Records for the exercise =
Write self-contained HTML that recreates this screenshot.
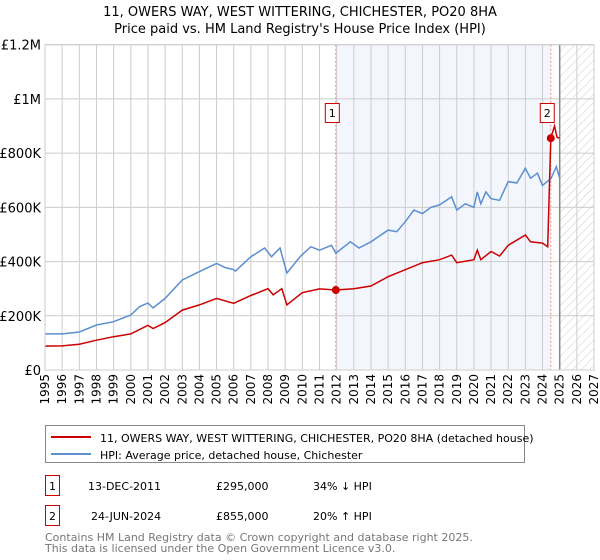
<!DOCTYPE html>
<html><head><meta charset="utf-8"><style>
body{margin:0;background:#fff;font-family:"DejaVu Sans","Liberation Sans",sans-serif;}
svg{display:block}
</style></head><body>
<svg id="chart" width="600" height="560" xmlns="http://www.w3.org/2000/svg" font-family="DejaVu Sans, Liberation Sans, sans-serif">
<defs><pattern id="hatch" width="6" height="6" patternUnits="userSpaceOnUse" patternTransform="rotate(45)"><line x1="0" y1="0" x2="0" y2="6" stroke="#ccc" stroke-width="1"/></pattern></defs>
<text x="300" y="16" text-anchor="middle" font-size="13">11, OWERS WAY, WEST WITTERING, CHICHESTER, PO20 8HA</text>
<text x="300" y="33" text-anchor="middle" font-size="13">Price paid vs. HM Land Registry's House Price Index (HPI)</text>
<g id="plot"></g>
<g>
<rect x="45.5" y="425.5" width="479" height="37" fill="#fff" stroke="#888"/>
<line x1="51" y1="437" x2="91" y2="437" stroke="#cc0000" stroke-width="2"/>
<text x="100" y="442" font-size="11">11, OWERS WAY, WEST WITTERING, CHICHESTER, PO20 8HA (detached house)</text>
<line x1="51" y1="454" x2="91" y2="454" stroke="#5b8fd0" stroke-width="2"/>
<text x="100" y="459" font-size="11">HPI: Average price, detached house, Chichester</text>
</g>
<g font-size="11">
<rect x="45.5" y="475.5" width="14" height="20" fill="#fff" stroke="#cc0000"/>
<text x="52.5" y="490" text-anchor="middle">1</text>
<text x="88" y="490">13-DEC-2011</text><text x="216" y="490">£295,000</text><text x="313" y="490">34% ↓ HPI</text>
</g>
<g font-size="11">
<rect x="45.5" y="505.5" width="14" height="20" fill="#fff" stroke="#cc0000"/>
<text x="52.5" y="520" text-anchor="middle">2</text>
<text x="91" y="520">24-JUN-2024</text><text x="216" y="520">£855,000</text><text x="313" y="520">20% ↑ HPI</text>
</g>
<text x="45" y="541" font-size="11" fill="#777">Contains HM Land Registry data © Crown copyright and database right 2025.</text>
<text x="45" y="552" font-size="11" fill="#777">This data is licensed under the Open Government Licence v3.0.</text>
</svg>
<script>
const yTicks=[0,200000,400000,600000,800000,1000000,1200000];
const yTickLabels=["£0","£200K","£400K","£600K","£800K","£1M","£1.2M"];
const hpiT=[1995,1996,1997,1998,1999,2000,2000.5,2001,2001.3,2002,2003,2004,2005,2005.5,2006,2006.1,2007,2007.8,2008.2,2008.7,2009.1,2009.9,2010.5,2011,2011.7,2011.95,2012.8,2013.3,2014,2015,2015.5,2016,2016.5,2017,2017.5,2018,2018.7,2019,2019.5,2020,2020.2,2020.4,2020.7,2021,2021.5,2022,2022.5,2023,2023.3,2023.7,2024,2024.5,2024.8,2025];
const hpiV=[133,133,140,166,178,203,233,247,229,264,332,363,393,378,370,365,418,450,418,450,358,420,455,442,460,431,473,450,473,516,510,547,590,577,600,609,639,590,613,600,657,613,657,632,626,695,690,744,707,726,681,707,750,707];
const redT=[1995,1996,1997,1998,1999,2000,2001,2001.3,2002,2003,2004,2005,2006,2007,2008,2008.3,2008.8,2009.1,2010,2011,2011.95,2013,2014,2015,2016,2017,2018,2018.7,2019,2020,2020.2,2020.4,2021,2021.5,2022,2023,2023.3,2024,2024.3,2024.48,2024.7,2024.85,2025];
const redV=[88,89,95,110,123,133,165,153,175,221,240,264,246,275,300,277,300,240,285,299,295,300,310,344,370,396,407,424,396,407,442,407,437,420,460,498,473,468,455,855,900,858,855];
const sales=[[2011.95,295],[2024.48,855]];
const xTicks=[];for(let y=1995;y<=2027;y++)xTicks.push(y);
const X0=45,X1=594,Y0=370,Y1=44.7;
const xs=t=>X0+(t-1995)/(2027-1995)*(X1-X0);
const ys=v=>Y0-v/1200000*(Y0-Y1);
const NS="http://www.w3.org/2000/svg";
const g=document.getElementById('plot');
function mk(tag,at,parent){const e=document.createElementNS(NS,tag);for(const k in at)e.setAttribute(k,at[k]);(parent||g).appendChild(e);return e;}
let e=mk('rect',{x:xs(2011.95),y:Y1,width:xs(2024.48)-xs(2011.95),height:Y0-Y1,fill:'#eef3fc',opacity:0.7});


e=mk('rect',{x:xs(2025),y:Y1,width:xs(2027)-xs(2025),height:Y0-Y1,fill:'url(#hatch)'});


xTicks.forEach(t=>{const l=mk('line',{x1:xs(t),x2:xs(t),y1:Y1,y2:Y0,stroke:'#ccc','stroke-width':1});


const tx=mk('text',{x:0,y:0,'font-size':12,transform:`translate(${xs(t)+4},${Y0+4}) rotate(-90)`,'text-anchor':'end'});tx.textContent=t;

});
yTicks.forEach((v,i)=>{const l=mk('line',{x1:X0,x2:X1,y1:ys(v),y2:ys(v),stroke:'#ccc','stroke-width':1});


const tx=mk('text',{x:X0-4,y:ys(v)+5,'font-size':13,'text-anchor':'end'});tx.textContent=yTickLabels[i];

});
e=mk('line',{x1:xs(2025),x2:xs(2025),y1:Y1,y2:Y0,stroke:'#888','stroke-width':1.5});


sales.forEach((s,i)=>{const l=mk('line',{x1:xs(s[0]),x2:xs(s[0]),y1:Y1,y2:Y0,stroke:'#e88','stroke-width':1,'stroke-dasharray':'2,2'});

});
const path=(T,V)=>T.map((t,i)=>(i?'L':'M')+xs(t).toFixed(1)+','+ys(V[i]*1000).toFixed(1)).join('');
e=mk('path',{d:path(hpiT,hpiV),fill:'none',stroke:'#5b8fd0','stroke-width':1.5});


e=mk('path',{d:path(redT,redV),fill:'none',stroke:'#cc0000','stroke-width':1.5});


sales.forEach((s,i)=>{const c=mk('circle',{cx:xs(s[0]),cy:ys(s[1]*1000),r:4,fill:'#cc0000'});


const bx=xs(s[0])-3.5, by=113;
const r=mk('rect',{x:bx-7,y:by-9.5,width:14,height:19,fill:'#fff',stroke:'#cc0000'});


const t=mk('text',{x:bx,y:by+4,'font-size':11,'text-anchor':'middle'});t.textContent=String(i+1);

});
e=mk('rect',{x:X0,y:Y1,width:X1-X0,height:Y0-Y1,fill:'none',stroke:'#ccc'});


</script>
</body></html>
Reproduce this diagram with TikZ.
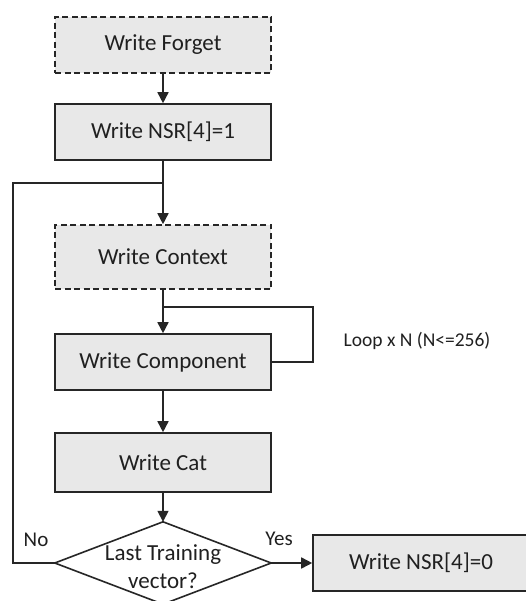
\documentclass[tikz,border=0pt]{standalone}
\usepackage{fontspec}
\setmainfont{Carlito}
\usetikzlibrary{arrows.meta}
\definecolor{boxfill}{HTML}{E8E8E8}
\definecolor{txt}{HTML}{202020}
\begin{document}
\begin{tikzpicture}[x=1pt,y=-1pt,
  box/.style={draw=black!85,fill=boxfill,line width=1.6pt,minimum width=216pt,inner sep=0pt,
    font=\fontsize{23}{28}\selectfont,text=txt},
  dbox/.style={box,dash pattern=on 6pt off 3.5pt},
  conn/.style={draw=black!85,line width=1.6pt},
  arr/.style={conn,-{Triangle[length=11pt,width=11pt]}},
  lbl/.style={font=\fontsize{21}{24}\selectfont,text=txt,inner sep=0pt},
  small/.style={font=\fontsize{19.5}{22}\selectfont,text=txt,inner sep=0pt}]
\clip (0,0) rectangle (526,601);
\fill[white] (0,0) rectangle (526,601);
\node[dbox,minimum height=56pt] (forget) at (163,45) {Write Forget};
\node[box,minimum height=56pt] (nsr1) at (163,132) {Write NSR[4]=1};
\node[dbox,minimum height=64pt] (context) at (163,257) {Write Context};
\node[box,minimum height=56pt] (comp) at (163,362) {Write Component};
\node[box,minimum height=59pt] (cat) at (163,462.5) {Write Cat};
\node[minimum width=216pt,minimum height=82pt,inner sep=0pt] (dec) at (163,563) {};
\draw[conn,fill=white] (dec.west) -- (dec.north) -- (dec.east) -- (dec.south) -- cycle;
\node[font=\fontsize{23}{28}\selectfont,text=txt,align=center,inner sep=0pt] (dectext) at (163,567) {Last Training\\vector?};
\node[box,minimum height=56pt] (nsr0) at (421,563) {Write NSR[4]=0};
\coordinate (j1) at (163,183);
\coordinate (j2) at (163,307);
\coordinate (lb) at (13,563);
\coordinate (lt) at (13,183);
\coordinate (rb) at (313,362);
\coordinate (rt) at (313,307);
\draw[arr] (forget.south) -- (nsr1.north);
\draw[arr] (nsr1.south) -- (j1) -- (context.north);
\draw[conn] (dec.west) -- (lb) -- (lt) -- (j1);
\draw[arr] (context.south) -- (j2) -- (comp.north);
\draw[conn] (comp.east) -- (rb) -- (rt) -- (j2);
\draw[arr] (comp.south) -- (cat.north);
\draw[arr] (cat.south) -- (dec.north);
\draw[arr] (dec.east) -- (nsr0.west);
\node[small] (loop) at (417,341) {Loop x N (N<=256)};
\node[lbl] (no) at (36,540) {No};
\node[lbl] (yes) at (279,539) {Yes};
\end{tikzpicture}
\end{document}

Exercise prompt = Return each line with "Write".

Full answer =
Write self-contained HTML that recreates this screenshot.
\node[dbox,minimum height=56pt] (forget) at (163,45) {Write Forget};
\node[box,minimum height=56pt] (nsr1) at (163,132) {Write NSR[4]=1};
\node[dbox,minimum height=64pt] (context) at (163,257) {Write Context};
\node[box,minimum height=56pt] (comp) at (163,362) {Write Component};
\node[box,minimum height=59pt] (cat) at (163,462.5) {Write Cat};
\node[box,minimum height=56pt] (nsr0) at (421,563) {Write NSR[4]=0};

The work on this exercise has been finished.